» Data
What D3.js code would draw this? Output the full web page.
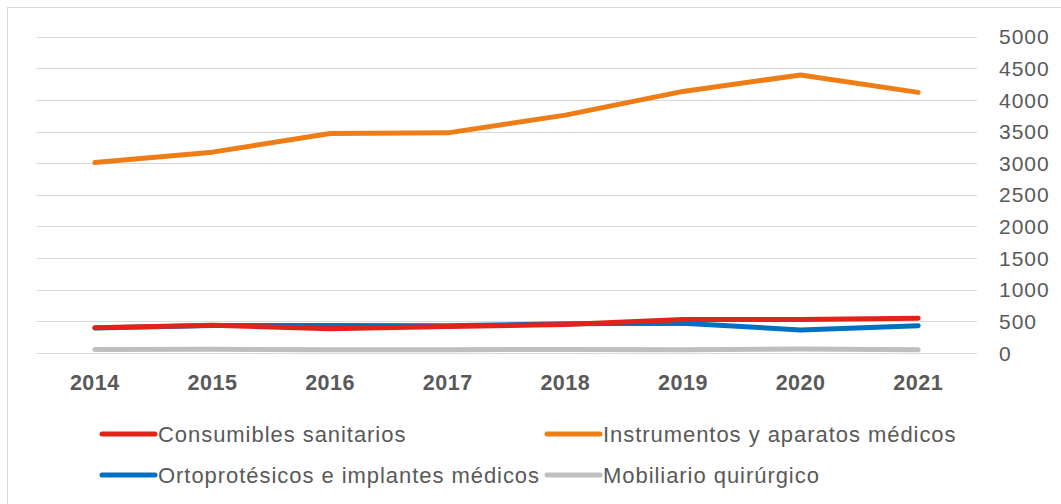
==
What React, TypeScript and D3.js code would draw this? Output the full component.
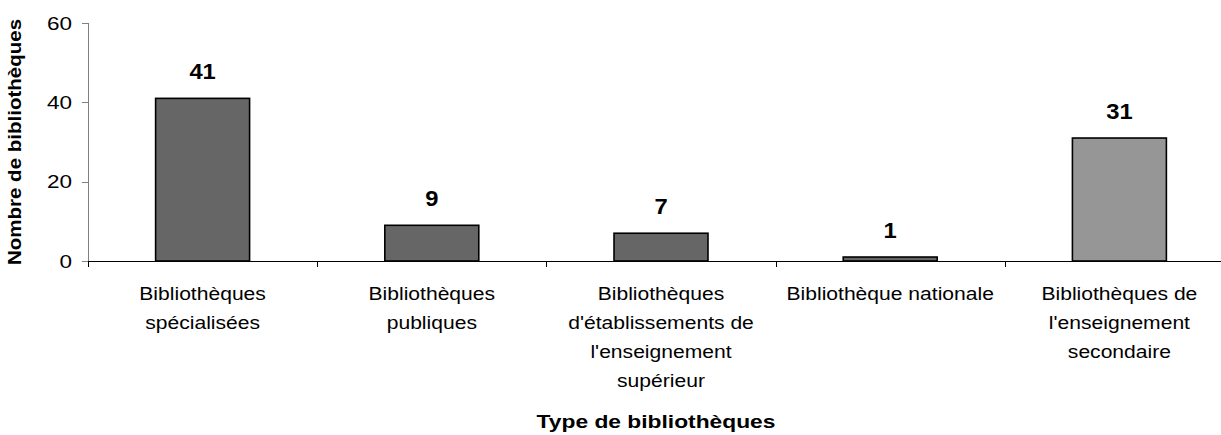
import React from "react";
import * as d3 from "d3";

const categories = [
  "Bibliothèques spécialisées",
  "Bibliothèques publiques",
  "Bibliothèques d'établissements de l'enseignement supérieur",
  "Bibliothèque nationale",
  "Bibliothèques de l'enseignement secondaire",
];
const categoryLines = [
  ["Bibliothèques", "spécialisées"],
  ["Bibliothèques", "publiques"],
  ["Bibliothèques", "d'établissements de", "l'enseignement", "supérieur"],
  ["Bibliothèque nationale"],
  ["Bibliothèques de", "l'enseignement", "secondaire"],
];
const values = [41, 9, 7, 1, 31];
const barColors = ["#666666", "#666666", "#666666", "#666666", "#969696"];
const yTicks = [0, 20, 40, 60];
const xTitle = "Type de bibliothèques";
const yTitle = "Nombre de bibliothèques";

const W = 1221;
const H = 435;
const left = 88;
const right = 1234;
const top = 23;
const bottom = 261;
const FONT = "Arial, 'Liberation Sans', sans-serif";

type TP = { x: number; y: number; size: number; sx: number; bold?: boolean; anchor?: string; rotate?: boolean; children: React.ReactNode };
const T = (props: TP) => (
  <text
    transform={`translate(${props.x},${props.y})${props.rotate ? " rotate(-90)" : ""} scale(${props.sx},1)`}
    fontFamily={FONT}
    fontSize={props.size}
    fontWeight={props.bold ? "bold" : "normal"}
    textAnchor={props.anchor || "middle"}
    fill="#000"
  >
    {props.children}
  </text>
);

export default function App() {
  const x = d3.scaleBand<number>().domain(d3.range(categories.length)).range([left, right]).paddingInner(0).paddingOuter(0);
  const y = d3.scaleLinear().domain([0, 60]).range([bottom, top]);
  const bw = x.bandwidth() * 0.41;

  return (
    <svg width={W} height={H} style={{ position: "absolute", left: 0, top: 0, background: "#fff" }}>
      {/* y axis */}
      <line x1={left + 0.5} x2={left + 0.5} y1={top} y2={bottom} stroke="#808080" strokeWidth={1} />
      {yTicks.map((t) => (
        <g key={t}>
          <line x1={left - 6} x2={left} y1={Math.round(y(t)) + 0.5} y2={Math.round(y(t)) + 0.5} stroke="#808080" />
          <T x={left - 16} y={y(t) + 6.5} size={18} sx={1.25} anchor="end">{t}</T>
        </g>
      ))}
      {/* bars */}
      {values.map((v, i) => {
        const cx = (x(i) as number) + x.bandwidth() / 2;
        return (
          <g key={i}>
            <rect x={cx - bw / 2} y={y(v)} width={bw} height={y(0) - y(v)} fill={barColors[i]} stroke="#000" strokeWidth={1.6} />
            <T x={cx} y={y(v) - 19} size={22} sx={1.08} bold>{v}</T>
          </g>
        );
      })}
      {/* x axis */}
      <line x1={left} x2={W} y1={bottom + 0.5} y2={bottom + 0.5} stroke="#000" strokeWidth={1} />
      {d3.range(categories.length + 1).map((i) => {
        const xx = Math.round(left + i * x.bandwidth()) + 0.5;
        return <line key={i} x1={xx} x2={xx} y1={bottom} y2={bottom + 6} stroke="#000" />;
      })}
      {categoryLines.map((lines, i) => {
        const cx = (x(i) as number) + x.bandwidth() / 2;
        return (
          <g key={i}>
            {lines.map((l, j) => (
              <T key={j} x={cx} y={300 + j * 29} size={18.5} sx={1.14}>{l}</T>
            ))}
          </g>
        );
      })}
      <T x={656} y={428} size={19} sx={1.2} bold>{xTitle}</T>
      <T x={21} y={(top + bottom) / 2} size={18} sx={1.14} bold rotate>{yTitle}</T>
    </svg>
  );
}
--
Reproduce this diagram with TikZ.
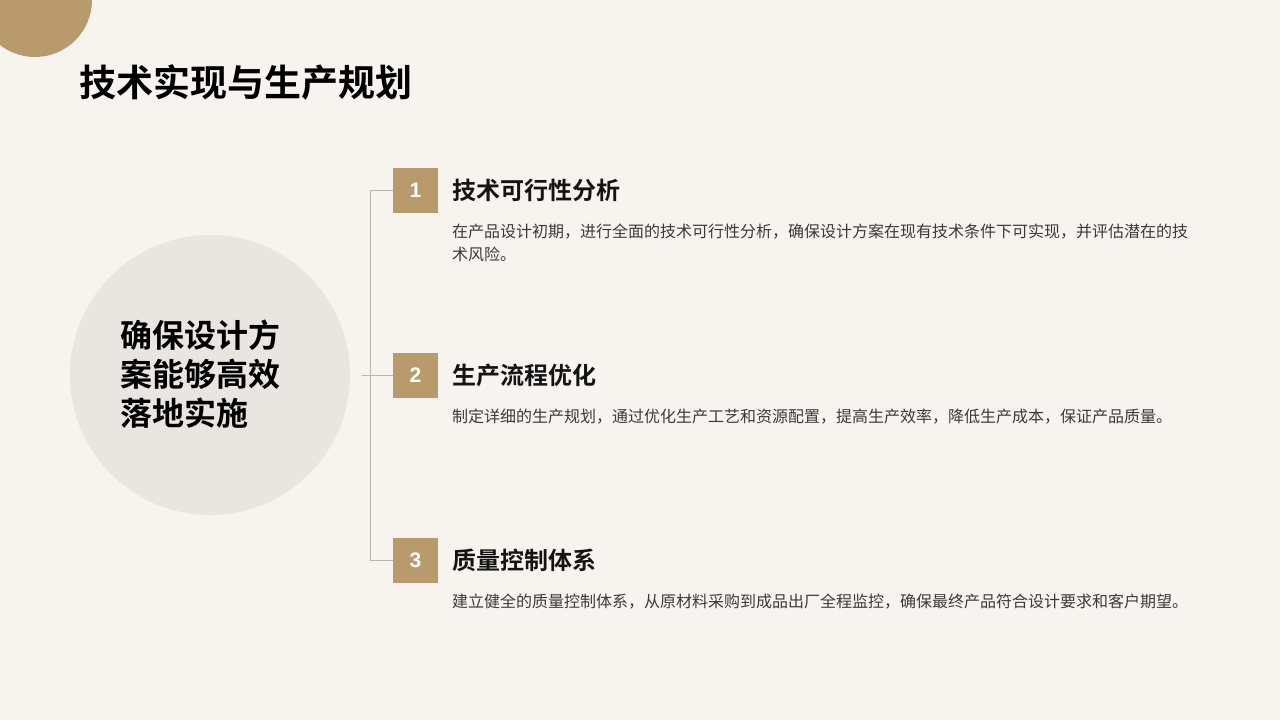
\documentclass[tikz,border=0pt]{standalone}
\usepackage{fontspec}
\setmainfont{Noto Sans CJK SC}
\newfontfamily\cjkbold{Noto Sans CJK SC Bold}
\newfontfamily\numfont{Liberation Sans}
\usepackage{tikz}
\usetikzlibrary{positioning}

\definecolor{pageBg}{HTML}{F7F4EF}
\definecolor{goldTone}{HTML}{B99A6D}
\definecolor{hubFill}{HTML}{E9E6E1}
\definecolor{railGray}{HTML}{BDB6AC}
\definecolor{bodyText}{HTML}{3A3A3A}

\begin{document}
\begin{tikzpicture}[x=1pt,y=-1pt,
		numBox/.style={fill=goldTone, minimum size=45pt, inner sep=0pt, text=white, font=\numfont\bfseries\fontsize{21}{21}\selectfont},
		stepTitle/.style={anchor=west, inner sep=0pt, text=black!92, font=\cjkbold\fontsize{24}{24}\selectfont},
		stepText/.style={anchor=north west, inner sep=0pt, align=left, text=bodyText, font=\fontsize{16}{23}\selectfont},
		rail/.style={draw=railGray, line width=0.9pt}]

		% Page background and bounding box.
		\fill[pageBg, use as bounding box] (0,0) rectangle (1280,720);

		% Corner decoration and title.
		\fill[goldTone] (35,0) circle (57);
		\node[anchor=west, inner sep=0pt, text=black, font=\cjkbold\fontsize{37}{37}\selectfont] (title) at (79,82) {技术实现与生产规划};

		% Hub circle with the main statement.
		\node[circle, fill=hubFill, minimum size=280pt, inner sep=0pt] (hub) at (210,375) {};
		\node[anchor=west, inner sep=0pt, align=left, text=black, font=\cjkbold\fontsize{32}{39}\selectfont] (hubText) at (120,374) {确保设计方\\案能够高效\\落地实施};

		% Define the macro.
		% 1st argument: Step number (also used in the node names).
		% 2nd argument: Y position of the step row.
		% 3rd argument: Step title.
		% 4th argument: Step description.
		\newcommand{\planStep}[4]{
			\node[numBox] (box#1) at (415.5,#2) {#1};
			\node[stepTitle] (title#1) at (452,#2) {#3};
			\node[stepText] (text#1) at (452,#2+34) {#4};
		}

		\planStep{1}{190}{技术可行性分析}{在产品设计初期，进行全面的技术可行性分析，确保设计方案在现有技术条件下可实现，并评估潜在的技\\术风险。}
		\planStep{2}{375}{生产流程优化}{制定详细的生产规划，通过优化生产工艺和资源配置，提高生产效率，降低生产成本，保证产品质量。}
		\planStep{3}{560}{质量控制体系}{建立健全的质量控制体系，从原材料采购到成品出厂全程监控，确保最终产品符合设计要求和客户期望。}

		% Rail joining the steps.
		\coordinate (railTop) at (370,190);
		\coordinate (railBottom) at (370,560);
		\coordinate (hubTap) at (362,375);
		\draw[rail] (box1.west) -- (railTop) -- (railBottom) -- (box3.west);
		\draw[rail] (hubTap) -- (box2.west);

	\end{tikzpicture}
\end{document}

» Set task
Gather all lines with the string "Output" from the data.

» Result
What D3.js code would draw this? Output the full web page.
What React, TypeScript and D3.js code would draw this? Output the full component.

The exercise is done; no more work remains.